Maryland asked the federal appeals court here recently to halt all sludge dumping at a controversial ocean site 35 miles east of Maryland's and Delaware's beaches.

Appealing a lower-court decision by U.S. Deistrict Judge Gerhard A. Gesell, Maryland Deputy Attorney General Warren K. Rich said "the facts cry out" for a decision halting dumping.

Under a permit that expires in June but could be extended. Philadelphia dumps 50,000 tons of sludge monthly at the so-called Cape May site. Maryland claims bacteria, viruses and heavy metals in the sludge are a potential danger to people who use the water and to the shellfish industry.

Donald S. Russell, one of the three judges hearing the case in the Court of Appeals for the Fourth Circuit, said he was puzzled by Maryland's appeal. "This seems to be an argument over very little," he said.

Russell noted that Gesell's decision specifically upheld sludge dumping by Camden, N.J., but that since that verdict last May, the city no longer uses the Cape May site, but another one more than 100 miles off the coast.

The judge asked Rich why Maryland, if it wanted to stop Philadelphia from using the site, couldn't argue against renewal of the city's permit at the public hearing that will begin probably in April.

However, Rich said the issue was not just Philadelphia's permit, but what he called "the improper designation" of the site by the Environmental Protection Agency. He said EPA designated the site with no environmental impact statement.

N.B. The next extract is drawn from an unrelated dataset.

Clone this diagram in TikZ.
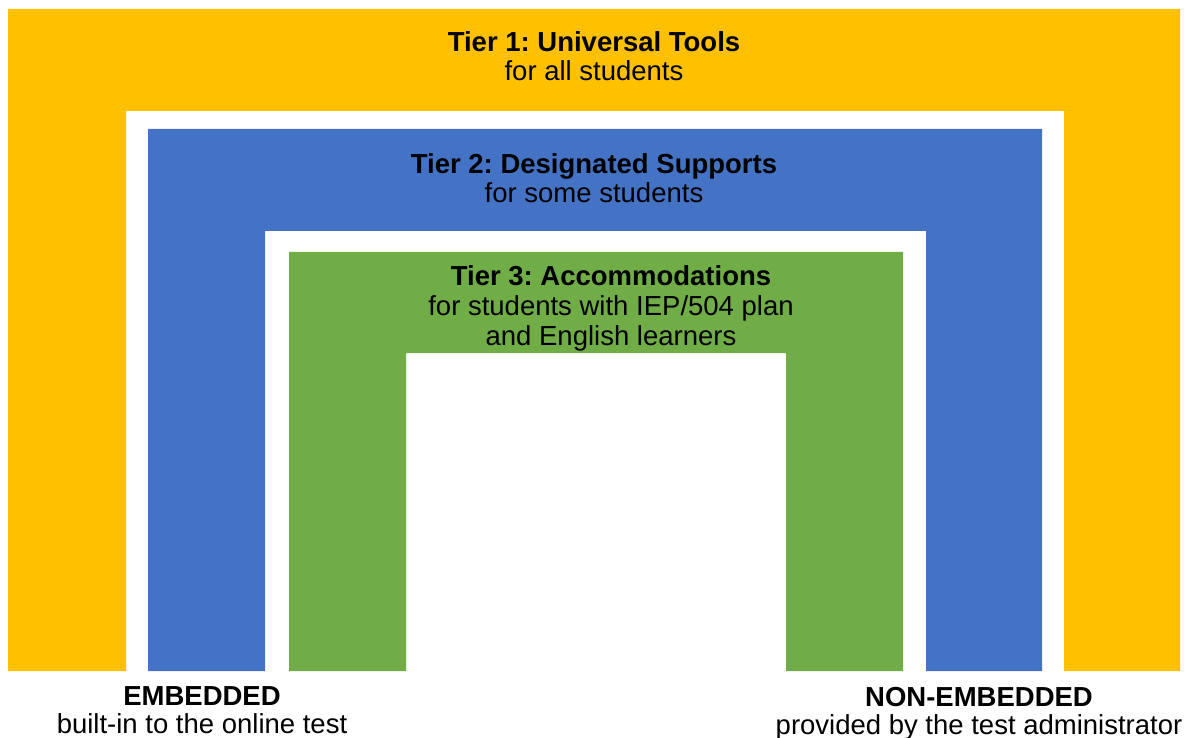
\documentclass[tikz,border=0pt]{standalone}
\usepackage{fontspec}
\setmainfont{Liberation Sans}
\definecolor{tieryellow}{HTML}{FFC000}
\definecolor{tierblue}{HTML}{4472C4}
\definecolor{tiergreen}{HTML}{70AD47}
\begin{document}
\begin{tikzpicture}[x=1pt,y=-1pt,
  title/.style={font=\fontsize{27.5}{30}\selectfont\bfseries\frenchspacing, anchor=base, inner sep=0pt},
  sub/.style={font=\fontsize{27.5}{30}\selectfont\frenchspacing, anchor=base, inner sep=0pt}]
\useasboundingbox (0,0) rectangle (1187,738);
% Tier 1 arch
\fill[tieryellow] (8,9) -- (1180,9) -- (1180,671) -- (1064,671) -- (1064,111) -- (126,111) -- (126,671) -- (8,671) -- cycle;
% Tier 2 arch
\fill[tierblue] (148,129) -- (1042,129) -- (1042,671) -- (926,671) -- (926,231) -- (265,231) -- (265,671) -- (148,671) -- cycle;
% Tier 3 arch
\fill[tiergreen] (289,252) -- (903,252) -- (903,671) -- (786,671) -- (786,353) -- (406,353) -- (406,671) -- (289,671) -- cycle;
% texts
\node[title] (t1) at (594,52) {Tier 1: Universal Tools};
\node[sub] (t1s) at (594,81) {for all students};
\node[title] (t2) at (594,174) {Tier 2: Designated Supports};
\node[sub] (t2s) at (594,203) {for some students};
\node[title] (t3) at (611,286) {Tier 3: Accommodations};
\node[sub] (t3s) at (611,316) {for students with IEP/504 plan};
\node[sub] (t3t) at (611,345) {and English learners};
\node[title] (emb) at (202,705) {EMBEDDED};
\node[sub] (embs) at (202,733) {built-in to the online test};
\node[title] (nemb) at (979,706) {NON-EMBEDDED};
\node[sub] (nembs) at (979,734) {provided by the test administrator};
\end{tikzpicture}
\end{document}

Maryland officials feel that Gesell, in the lower court decision, did not adequately consider this more general issue. They are hoping it will get more attention in the appellate court.

Representing EPA, Robert L. Clarquist, an attorney with the Justice Department's land and natural resources section, told the court, "We don't understand why Maryland made this appeal at all . . there's nothing left."

Clarquist also said that while Philadelphia is dumping 10 times as much sludge as Camden used to dump at the Cape May site, Philadelphia's waste has "much less bacterial and virus content."

Rich, though, argued that "it's a horrible situation" because the greater volume of Philadelphia's sludge offsets the fact that it is less contaminated that Camden's.

EPA officials said they hope to phase out by 1980 "all dumping of sludge that doesn't comply with stringent standards." Toward that end, Philadelphia has been ordered to cut its dumping in half by 1979 and end all of it by the next year.

But Maryland officials, saying they are concerned about hazards from interim dumping at the Cape May site, want that location closed immediately - thus their decision to take EPA to the Court of Appeals.